While Cifuentes cites the New York Foundation for the Arts and the Center for Traditional Music and Dance as notable resources, she says, “by and large, there isn’t intentional support for immigrant dance artists.” Or, as Mata puts it, “As immigrants, we get the scraps of the scraps.”
The Bias Against Minorities
Immigrants who are perceived as people of color experience additional discrimination, says Cifuentes. Over a three-year period, the number of Muslim refugees to the U.S. has been decreased by 91 percent. And over the past two years, the U.S. government has put DACA protections in limbo and instituted “extreme vetting” procedures at the borders, such as the January 2020 questioning by the Customs and Border Protection agents of Iranian-Americans returning from abroad.
Contrast that with Pascal Rioult’s experience. “I was lucky, being a Western European citizen and white. Getting a green card was a really easy process,” says the New York City–based choreographer who emigrated from France in 1981, performed with the Martha Graham Dance Company for 10 years and founded RIOULT Dance NY in 1994. “That is not the case for a lot of other people, and that’s unfair.”
Well aware of his privilege, he is trying to increase equity with a youth program at Rioult Dance Center in Astoria, Queens, an exceptionally diverse neighborhood that is home to people from nearly 100 countries.
“We have kids from all different ethnicities,” he says. “We hope that training them from the bottom up will increase diversity in dance, and that eventually they will start to funnel into the company.”
Pascal Rioult leading a rehearsal
Sofia Negron, Courtesy Rioult
New Ideas Become “American”
Countless influential dance artists were and are immigrants, from George Balanchine and José Limón to Ephrat Asherie and nora chipaumire. “Immigrant dancemakers have been vital to what we know as dance today,” Cifuentes says.
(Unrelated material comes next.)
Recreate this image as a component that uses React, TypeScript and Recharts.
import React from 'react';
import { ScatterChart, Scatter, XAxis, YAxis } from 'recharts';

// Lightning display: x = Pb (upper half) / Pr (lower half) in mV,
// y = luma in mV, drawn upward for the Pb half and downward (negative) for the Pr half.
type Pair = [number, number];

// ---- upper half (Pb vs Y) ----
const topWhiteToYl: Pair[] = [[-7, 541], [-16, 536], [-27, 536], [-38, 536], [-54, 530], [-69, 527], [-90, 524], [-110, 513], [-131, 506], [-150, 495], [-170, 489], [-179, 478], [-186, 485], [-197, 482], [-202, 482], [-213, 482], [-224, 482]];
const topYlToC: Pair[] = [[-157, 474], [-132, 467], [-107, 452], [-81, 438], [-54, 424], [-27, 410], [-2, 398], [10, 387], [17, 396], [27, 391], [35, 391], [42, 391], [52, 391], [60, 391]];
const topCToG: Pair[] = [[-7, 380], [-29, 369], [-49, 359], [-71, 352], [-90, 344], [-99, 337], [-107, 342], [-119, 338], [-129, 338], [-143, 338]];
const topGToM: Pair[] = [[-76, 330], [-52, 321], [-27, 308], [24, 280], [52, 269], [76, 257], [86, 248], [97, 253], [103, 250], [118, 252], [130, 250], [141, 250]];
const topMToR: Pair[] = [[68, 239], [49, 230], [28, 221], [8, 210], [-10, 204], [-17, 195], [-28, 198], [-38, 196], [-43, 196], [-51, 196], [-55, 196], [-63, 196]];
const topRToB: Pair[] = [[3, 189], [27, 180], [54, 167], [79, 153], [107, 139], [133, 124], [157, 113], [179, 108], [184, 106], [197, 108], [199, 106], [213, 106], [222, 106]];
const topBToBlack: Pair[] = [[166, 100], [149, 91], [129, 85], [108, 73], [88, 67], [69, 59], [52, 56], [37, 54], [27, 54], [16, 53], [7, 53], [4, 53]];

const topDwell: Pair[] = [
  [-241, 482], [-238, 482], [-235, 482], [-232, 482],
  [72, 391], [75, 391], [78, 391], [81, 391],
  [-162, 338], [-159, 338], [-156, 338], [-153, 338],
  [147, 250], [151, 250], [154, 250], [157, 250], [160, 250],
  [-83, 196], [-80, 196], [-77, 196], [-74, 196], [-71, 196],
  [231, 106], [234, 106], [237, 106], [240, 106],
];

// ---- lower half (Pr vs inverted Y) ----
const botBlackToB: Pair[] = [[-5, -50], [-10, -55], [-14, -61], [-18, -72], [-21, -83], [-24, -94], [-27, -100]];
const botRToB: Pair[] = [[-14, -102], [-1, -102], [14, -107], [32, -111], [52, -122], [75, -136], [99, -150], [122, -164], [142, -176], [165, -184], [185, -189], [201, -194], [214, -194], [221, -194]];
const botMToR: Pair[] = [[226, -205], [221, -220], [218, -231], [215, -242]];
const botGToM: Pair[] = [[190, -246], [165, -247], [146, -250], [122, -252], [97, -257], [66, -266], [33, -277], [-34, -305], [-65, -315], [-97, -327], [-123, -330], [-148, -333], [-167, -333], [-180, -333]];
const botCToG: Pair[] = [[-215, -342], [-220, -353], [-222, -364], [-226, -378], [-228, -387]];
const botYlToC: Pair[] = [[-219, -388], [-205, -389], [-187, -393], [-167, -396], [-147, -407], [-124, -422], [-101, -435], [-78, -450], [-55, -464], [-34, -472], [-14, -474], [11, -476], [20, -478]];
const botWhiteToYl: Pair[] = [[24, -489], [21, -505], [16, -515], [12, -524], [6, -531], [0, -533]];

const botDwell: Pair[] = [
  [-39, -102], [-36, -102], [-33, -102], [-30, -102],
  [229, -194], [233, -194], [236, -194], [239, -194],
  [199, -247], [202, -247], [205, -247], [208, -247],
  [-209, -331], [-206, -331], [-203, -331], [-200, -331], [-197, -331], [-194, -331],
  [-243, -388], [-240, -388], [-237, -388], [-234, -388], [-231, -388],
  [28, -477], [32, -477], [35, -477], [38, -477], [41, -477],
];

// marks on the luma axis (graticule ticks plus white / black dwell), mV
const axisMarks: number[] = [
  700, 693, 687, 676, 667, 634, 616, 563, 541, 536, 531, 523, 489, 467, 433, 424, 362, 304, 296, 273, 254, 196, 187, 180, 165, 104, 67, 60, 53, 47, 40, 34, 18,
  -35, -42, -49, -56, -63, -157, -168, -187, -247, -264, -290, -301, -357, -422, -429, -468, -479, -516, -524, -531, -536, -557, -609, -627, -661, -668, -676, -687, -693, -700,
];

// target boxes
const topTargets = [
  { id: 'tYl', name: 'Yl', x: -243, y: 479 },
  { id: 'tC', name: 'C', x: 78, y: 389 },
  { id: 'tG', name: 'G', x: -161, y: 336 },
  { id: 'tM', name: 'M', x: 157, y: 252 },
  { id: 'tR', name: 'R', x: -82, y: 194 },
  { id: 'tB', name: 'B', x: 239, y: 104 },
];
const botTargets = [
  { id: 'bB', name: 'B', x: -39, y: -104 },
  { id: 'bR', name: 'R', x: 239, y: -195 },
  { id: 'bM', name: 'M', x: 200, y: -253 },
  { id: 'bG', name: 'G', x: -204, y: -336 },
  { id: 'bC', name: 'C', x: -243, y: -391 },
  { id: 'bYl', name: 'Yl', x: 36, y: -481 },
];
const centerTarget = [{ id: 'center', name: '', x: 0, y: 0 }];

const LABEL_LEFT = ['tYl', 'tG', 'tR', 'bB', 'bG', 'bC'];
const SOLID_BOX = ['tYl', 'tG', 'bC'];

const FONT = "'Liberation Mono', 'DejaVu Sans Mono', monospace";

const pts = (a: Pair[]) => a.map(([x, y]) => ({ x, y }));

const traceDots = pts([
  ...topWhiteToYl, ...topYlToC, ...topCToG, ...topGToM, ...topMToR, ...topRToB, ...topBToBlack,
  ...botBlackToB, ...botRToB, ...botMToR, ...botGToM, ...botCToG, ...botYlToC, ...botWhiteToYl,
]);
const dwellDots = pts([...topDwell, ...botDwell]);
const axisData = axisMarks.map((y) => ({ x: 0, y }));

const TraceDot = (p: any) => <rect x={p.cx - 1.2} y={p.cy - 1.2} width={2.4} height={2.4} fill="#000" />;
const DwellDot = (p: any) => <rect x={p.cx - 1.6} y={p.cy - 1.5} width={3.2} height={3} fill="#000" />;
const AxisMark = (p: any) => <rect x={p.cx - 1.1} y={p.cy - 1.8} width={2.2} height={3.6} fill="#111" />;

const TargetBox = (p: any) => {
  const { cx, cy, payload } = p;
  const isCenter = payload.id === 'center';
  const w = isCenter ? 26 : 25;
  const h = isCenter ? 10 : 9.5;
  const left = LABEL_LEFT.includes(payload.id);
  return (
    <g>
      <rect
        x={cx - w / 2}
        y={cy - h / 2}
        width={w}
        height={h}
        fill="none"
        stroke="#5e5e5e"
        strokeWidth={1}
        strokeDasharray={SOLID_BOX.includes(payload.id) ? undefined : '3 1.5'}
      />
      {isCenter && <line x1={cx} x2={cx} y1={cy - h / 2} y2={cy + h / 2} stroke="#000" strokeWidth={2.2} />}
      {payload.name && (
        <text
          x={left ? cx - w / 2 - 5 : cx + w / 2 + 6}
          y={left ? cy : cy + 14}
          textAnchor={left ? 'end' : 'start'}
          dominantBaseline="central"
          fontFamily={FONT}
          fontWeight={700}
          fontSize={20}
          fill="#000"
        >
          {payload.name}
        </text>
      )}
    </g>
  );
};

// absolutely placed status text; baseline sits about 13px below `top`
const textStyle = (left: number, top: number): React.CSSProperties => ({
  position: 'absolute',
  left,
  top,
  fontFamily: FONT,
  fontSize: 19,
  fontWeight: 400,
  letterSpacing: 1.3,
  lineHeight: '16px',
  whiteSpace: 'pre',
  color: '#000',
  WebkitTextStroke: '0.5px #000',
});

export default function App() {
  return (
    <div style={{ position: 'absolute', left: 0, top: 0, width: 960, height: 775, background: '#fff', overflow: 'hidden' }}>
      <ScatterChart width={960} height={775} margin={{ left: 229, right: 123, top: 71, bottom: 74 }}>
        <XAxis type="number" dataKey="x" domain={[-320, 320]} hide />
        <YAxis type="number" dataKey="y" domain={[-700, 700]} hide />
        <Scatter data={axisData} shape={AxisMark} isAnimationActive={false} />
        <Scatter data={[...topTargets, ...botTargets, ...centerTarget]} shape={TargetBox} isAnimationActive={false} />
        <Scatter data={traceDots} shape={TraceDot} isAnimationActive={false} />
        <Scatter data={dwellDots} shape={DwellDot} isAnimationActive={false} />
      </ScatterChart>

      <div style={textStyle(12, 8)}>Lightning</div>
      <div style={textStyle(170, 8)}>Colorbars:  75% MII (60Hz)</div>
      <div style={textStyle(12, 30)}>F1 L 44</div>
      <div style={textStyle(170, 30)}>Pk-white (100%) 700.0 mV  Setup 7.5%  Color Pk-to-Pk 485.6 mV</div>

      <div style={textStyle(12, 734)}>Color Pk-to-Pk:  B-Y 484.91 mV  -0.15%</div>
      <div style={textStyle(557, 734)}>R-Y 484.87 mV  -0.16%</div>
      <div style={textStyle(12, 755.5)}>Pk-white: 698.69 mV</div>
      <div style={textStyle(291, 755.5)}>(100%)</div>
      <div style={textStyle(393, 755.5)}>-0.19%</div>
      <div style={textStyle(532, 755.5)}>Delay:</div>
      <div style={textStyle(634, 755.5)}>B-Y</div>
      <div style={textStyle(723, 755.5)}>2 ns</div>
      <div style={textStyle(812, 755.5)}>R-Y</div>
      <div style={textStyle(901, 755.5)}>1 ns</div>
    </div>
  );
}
Dance/NYC sees immigrant artists as a boon to American dance, and among its recommendations for fostering inclusion and equity are field-wide education on immigrant-rights issues and implicit bias, bringing more immigrant artists onto funding panels, and encouraging leading organizations to provide mentoring.
Every immigrant dance artist brings with them their unique perspective as an individual and a cultural legacy of their country of origin. Over time, their contributions get absorbed into American dance culture, and it’s easy to forget that they originally brought their ideas and identities from other parts of the world.
As Smko sees it, that’s simply one aspect of dance’s power as an international language. “The idea behind the movement is to touch your mind, regardless of who you are,” says Smko. “It’s made for humans.”